→ WHAT THIS TASK INVOLVES:
Write each line of the material exactly as given, from the top through the line that contains "const yTicks = [0, 2, 4, 6, 8, 10];", and omit all pictures.

--- START OF SUPPLIED MATERIAL ---

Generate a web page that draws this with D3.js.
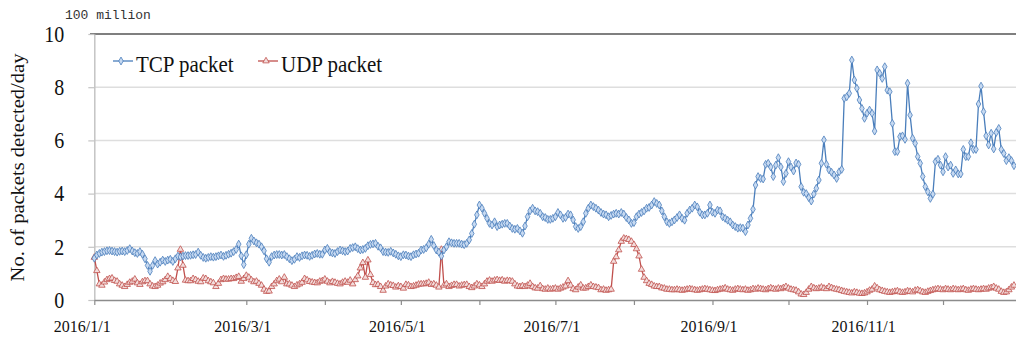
<!DOCTYPE html>
<html><head><meta charset="utf-8">
<script src="https://cdn.jsdelivr.net/npm/d3@7"></script>
<style>body{margin:0;background:#fff;} svg{display:block;}</style>
</head><body><svg id="c" width="1016" height="340"></svg>
<script>
const startDate = new Date(2016, 0, 1);
const seriesNames = ["TCP packet", "UDP packet"];
const unitLabel = "100 million";
const yTitle = "No. of packets detected/day";
const yTicks = [0, 2, 4, 6, 8, 10];

const tcpValues = [
1.57,1.69,1.75,1.80,1.82,1.85,1.86,1.84,1.82,1.80,
1.83,1.84,1.82,1.86,1.93,1.84,1.78,1.75,1.82,1.72,
1.55,1.30,1.08,1.30,1.48,1.35,1.42,1.50,1.45,1.50,
1.53,1.45,1.55,1.65,1.62,1.65,1.67,1.67,1.68,1.70,
1.71,1.80,1.68,1.60,1.57,1.60,1.63,1.61,1.63,1.66,
1.69,1.64,1.68,1.72,1.76,1.82,1.90,2.10,1.66,1.33,
1.70,2.10,2.32,2.22,2.15,2.10,2.00,1.85,1.55,1.42,
1.63,1.69,1.71,1.71,1.69,1.71,1.63,1.55,1.48,1.53,
1.63,1.60,1.66,1.69,1.68,1.64,1.68,1.73,1.75,1.72,
1.72,1.88,1.94,1.80,1.77,1.75,1.82,1.88,1.85,1.82,
1.84,1.94,1.97,2.00,1.93,1.88,1.90,1.94,2.04,2.09,
2.11,2.13,2.02,1.96,1.82,1.80,1.79,1.83,1.77,1.72,
1.66,1.63,1.70,1.69,1.65,1.63,1.70,1.73,1.76,1.88,
1.90,1.96,2.10,2.28,2.05,1.88,1.80,1.65,1.88,2.00,
2.19,2.15,2.13,2.13,2.13,2.10,2.08,2.13,2.26,2.50,
2.85,3.20,3.57,3.45,3.26,3.07,2.88,2.82,2.94,2.76,
2.82,2.85,2.88,2.88,2.78,2.69,2.66,2.69,2.60,2.51,
2.78,3.13,3.35,3.45,3.35,3.32,3.26,3.13,3.10,3.03,
3.03,3.07,3.13,3.29,3.20,3.07,3.10,3.23,3.20,3.01,
2.76,2.69,2.76,2.94,3.26,3.45,3.57,3.51,3.45,3.38,
3.29,3.23,3.20,3.13,3.18,3.23,3.26,3.23,3.29,3.23,
3.10,3.01,2.88,2.91,3.13,3.23,3.29,3.35,3.45,3.48,
3.57,3.70,3.63,3.57,3.35,3.13,2.94,2.88,2.94,3.01,
3.10,3.20,3.07,3.00,3.26,3.38,3.45,3.57,3.50,3.30,
3.20,3.20,3.26,3.57,3.30,3.26,3.38,3.35,3.13,3.07,
3.00,2.94,2.82,2.76,2.70,2.72,2.70,2.57,2.82,3.07,
3.41,4.32,4.64,4.57,4.55,5.10,5.14,5.00,4.64,5.07,
5.35,5.00,4.45,4.76,5.20,5.00,4.85,5.15,5.10,4.26,
4.05,4.00,3.85,3.72,3.98,4.20,4.51,5.14,6.02,5.10,
4.89,4.80,4.70,4.57,4.82,4.91,7.58,7.64,7.77,9.02,
8.27,7.96,7.52,7.20,6.83,7.02,7.14,7.02,6.35,8.65,
8.52,8.33,8.77,7.89,7.83,6.64,5.58,5.58,6.14,6.17,
6.04,8.15,6.95,6.08,5.89,5.39,5.14,4.64,4.26,4.07,
3.82,3.98,5.20,5.29,5.07,4.82,5.39,5.00,5.07,4.76,
4.89,4.74,4.74,5.66,5.39,5.39,5.91,5.66,5.66,7.37,
8.04,7.08,6.17,5.83,6.27,5.68,6.30,6.45,5.66,5.51,
5.24,5.35,5.24,5.05
];

const udpValues = [
1.60,1.10,0.60,0.55,0.67,0.76,0.80,0.82,0.73,0.70,
0.60,0.55,0.50,0.58,0.66,0.70,0.78,0.64,0.58,0.68,
0.72,0.72,0.60,0.52,0.50,0.55,0.63,0.68,0.76,0.88,
0.80,0.73,0.69,1.20,1.90,1.30,0.74,0.72,0.72,0.80,
0.76,0.70,0.68,0.82,0.80,0.72,0.68,0.64,0.50,0.62,
0.76,0.80,0.78,0.78,0.80,0.80,0.84,0.88,0.70,0.80,
0.92,0.85,0.75,0.68,0.70,0.62,0.55,0.40,0.32,0.33,
0.50,0.60,0.72,0.78,0.68,0.85,0.60,0.60,0.55,0.50,
0.56,0.60,0.66,0.80,0.75,0.69,0.67,0.65,0.64,0.70,
0.72,0.78,0.70,0.64,0.69,0.66,0.62,0.60,0.66,0.70,
0.66,0.74,0.60,0.76,0.90,1.20,1.40,0.85,1.50,0.95,
0.65,0.57,0.58,0.50,0.36,0.52,0.60,0.56,0.54,0.48,
0.53,0.50,0.44,0.58,0.56,0.50,0.52,0.55,0.59,0.60,
0.60,0.62,0.66,0.58,0.60,0.55,0.48,1.90,0.55,0.60,
0.50,0.54,0.58,0.58,0.52,0.55,0.57,0.58,0.50,0.46,
0.52,0.60,0.56,0.50,0.60,0.70,0.74,0.70,0.74,0.76,
0.73,0.75,0.70,0.73,0.72,0.70,0.60,0.52,0.50,0.53,
0.50,0.55,0.62,0.50,0.45,0.44,0.53,0.42,0.40,0.44,
0.40,0.42,0.44,0.40,0.44,0.48,0.52,0.72,0.55,0.42,
0.38,0.48,0.56,0.44,0.45,0.50,0.56,0.50,0.48,0.46,
0.38,0.40,0.36,0.38,0.40,1.45,1.62,1.88,2.20,2.32,
2.30,2.27,2.20,2.08,1.92,1.65,1.15,0.85,0.72,0.62,
0.58,0.52,0.50,0.50,0.45,0.44,0.40,0.40,0.38,0.38,
0.40,0.38,0.36,0.38,0.40,0.42,0.40,0.38,0.36,0.38,
0.40,0.42,0.40,0.38,0.36,0.35,0.38,0.40,0.42,0.45,
0.40,0.38,0.36,0.40,0.42,0.40,0.38,0.40,0.36,0.38,
0.42,0.40,0.44,0.42,0.40,0.38,0.42,0.45,0.42,0.40,
0.44,0.42,0.46,0.50,0.44,0.40,0.38,0.36,0.30,0.22,
0.20,0.28,0.40,0.50,0.45,0.42,0.44,0.48,0.44,0.42,
0.50,0.46,0.42,0.40,0.38,0.35,0.32,0.30,0.28,0.26,
0.30,0.28,0.25,0.24,0.26,0.30,0.36,0.40,0.52,0.45,
0.38,0.35,0.32,0.30,0.28,0.30,0.32,0.34,0.30,0.28,
0.30,0.34,0.32,0.30,0.36,0.38,0.34,0.30,0.28,0.32,
0.35,0.38,0.40,0.42,0.40,0.38,0.42,0.40,0.38,0.42,
0.40,0.38,0.40,0.42,0.38,0.36,0.40,0.42,0.40,0.38,
0.40,0.42,0.40,0.44,0.46,0.50,0.44,0.40,0.32,0.28,
0.30,0.38,0.48,0.55
];

const dates = d3.timeDay.range(startDate, d3.timeDay.offset(startDate, tcpValues.length));
const SY = 1.14;
const serif = "'Liberation Serif','Times New Roman',serif";

const svg = d3.select("#c");
const x = d3.scaleTime().domain([new Date(2016,0,1), new Date(2017,0,1)]).range([94.3, 94.3 + 366 * 2.5335]);
const y = d3.scaleLinear().domain([0, 10]).range([300, 34]);

// gridlines
svg.append("g").selectAll("line").data(yTicks.filter(d => d > 0 && d < 10)).join("line")
  .attr("x1", 94).attr("x2", 1016).attr("y1", d => y(d)).attr("y2", d => y(d))
  .attr("stroke", "#dedede").attr("stroke-width", 1.5);
// top border
svg.append("line").attr("x1", 90).attr("x2", 1016).attr("y1", y(10)).attr("y2", y(10))
  .attr("stroke", "#555").attr("stroke-width", 1.3);

// y axis
const yAxis = svg.append("g").attr("transform", "translate(94.3,0)")
  .call(d3.axisLeft(y).tickValues(yTicks).tickSize(6).tickSizeOuter(0).tickPadding(24));
yAxis.select(".domain").attr("stroke", "#c4c4c4").attr("stroke-width", 1.5);
yAxis.selectAll(".tick line").attr("stroke", "#c4c4c4").attr("stroke-width", 1.2);
yAxis.selectAll("text").attr("font-family", serif).attr("font-size", 20).attr("fill", "#111")
  .attr("transform", `scale(1,${SY})`);

// x axis
const months = d3.timeMonth.range(new Date(2016,0,1), new Date(2017,0,1));
const fmt = d3.timeFormat("%Y/%-m/%-d");
const xAxis = svg.append("g").attr("transform", "translate(0,300)")
  .call(d3.axisBottom(x).tickValues(months).tickSize(5).tickSizeOuter(0).tickPadding(16)
    .tickFormat(d => d.getMonth() % 2 === 0 ? fmt(d) : ""));
xAxis.select(".domain").attr("stroke", "#8c8c8c").attr("stroke-width", 1.5);
xAxis.selectAll(".tick line").attr("stroke", "#8c8c8c").attr("stroke-width", 1.2);
xAxis.selectAll("text").attr("font-family", serif).attr("font-size", 16).attr("fill", "#111")
  .attr("dx", (d, i) => i === 0 ? -12.5 : -4);

// series
const series = [
  {name: seriesNames[0], values: tcpValues, color: "#4a7ebb", fill: "#c6d9f1", sym: d3.symbolDiamond},
  {name: seriesNames[1], values: udpValues, color: "#c0504d", fill: "#f2dcdb", sym: d3.symbolTriangle}
];
const line = d3.line().x((d, i) => x(dates[i])).y(d => y(d));
series.slice().reverse().forEach(s => {
  const g = svg.append("g");
  g.append("path").attr("d", line(s.values)).attr("fill", "none").attr("stroke", s.color).attr("stroke-width", 1.3);
  g.selectAll("path.m").data(s.values).join("path").attr("class", "m")
    .attr("d", d3.symbol().type(s.sym).size(18))
    .attr("transform", (d, i) => `translate(${x(dates[i])},${y(d)})`)
    .attr("fill", s.fill).attr("stroke", s.color).attr("stroke-width", 0.8);
});

// legend
const legX = [113, 258];
series.forEach((s, i) => {
  const g = svg.append("g");
  g.append("line").attr("x1", legX[i]).attr("x2", legX[i] + 20).attr("y1", 61).attr("y2", 61)
    .attr("stroke", s.color).attr("stroke-width", 1.3);
  g.append("path").attr("d", d3.symbol().type(s.sym).size(18)())
    .attr("transform", `translate(${legX[i] + 8},61)`).attr("fill", s.fill).attr("stroke", s.color).attr("stroke-width", 0.8);
  g.append("text").attr("transform", `translate(${legX[i] + 23},71.7) scale(1,${SY})`)
    .attr("font-family", serif).attr("font-size", 21).attr("fill", "#111").text(s.name);
});

// unit label
svg.append("text").attr("x", 65).attr("y", 19).attr("font-family", "'Liberation Mono','DejaVu Sans Mono',monospace")
  .attr("font-size", 13).attr("fill", "#333").text(unitLabel);

// y title
svg.append("text").attr("transform", `translate(24,167.5) scale(1,${SY}) rotate(-90)`)
  .attr("text-anchor", "middle").attr("font-family", serif).attr("font-size", 18).attr("fill", "#111").text(yTitle);
</script></body></html>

--- END OF SUPPLIED MATERIAL ---

→ THE REPLY:
Generate a web page that draws this with D3.js.
<!DOCTYPE html>
<html><head><meta charset="utf-8">
<script src="https://cdn.jsdelivr.net/npm/d3@7"></script>
<style>body{margin:0;background:#fff;} svg{display:block;}</style>
</head><body><svg id="c" width="1016" height="340"></svg>
<script>
const startDate = new Date(2016, 0, 1);
const seriesNames = ["TCP packet", "UDP packet"];
const unitLabel = "100 million";
const yTitle = "No. of packets detected/day";
const yTicks = [0, 2, 4, 6, 8, 10];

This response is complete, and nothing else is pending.